* _Supplied data_:
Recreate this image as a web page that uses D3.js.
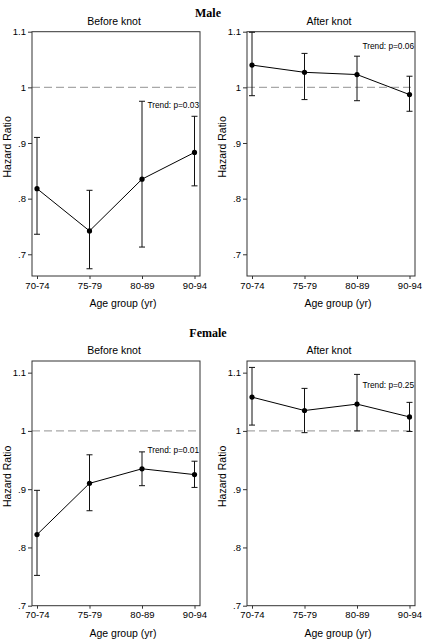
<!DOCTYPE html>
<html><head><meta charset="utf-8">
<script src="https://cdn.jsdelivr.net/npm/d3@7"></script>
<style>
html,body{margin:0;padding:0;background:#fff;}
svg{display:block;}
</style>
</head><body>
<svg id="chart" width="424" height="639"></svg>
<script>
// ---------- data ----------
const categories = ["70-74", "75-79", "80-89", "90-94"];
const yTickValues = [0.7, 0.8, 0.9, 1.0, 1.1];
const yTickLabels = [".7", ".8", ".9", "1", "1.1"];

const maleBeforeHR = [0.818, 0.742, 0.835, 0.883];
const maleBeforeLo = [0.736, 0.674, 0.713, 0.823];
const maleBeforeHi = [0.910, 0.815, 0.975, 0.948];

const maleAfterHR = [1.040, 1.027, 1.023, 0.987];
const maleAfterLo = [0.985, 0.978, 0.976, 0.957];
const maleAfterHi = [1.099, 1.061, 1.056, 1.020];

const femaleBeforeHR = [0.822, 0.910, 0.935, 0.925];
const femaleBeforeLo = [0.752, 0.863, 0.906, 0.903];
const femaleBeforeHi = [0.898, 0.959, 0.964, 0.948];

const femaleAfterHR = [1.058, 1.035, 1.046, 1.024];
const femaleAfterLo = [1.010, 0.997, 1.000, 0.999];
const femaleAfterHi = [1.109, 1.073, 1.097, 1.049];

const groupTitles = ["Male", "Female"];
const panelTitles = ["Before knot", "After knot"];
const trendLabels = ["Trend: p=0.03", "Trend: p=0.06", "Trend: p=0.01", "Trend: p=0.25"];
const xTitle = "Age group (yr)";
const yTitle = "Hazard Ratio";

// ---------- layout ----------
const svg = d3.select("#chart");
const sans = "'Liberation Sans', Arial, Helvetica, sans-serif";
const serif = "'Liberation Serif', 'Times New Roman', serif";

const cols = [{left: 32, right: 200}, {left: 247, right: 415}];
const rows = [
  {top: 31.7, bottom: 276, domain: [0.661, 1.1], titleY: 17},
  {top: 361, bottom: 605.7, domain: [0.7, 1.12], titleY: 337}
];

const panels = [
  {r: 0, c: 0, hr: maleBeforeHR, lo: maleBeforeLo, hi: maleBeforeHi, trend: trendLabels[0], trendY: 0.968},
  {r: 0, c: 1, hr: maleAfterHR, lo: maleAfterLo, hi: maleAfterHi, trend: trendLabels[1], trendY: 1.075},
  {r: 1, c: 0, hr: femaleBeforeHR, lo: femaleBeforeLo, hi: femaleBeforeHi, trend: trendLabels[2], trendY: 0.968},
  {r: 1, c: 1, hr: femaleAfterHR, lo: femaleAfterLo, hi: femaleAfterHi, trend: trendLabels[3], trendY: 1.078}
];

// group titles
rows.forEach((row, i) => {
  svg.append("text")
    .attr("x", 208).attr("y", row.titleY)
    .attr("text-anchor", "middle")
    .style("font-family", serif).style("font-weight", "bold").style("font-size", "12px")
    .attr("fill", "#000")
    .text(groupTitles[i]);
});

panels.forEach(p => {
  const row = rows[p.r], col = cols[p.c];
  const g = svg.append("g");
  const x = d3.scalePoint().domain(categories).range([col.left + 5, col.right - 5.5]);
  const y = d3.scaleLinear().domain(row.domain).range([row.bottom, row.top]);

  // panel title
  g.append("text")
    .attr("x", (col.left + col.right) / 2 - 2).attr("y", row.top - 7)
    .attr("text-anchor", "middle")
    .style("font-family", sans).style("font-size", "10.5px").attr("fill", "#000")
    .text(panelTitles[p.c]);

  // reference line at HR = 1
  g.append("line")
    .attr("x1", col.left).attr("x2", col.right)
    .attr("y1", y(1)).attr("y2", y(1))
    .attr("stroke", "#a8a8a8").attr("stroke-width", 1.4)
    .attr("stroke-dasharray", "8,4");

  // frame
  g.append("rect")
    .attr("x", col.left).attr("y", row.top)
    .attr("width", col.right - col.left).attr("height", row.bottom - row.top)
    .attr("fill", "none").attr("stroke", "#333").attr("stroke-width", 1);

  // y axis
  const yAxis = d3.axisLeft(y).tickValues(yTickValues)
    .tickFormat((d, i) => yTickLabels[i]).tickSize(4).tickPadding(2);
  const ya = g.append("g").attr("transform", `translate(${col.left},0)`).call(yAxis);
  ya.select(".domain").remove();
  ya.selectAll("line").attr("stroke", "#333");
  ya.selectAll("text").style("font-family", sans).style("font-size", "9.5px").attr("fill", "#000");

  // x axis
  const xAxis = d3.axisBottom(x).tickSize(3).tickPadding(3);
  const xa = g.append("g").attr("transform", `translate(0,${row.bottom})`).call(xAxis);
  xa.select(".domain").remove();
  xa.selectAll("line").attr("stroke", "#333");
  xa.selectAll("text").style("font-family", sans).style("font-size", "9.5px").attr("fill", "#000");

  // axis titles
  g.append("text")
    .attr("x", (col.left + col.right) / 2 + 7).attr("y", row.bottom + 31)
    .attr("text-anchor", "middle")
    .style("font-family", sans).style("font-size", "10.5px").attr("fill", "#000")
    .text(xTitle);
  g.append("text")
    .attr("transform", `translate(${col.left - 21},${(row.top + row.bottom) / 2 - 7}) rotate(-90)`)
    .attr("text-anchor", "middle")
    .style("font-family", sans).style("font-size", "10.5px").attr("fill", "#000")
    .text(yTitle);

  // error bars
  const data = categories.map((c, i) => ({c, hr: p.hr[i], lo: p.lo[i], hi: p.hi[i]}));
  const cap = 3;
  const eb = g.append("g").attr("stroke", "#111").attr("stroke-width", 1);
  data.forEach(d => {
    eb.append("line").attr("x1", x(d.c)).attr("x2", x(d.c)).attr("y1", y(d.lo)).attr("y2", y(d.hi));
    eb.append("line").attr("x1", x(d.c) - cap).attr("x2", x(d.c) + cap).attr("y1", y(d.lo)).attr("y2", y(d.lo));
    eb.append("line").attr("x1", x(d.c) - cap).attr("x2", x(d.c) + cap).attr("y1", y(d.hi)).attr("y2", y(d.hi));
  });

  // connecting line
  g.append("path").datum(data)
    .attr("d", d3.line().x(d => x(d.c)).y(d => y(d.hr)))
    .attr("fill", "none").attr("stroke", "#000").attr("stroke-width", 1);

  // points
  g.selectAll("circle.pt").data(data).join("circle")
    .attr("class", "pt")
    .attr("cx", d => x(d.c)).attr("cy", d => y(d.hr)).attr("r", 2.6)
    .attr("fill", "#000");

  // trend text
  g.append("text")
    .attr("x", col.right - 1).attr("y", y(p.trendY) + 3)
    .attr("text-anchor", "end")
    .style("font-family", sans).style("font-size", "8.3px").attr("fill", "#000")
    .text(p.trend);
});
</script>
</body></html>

* _What the exercise asks_: Repeat the listing above from its first line through the line that contains "const maleAfterHi = [1.099, 1.061, 1.056, 1.020];", both included, and nothing more. Drop the pictures.

* _Task answer_:
Recreate this image as a web page that uses D3.js.
<!DOCTYPE html>
<html><head><meta charset="utf-8">
<script src="https://cdn.jsdelivr.net/npm/d3@7"></script>
<style>
html,body{margin:0;padding:0;background:#fff;}
svg{display:block;}
</style>
</head><body>
<svg id="chart" width="424" height="639"></svg>
<script>
// ---------- data ----------
const categories = ["70-74", "75-79", "80-89", "90-94"];
const yTickValues = [0.7, 0.8, 0.9, 1.0, 1.1];
const yTickLabels = [".7", ".8", ".9", "1", "1.1"];

const maleBeforeHR = [0.818, 0.742, 0.835, 0.883];
const maleBeforeLo = [0.736, 0.674, 0.713, 0.823];
const maleBeforeHi = [0.910, 0.815, 0.975, 0.948];

const maleAfterHR = [1.040, 1.027, 1.023, 0.987];
const maleAfterLo = [0.985, 0.978, 0.976, 0.957];
const maleAfterHi = [1.099, 1.061, 1.056, 1.020];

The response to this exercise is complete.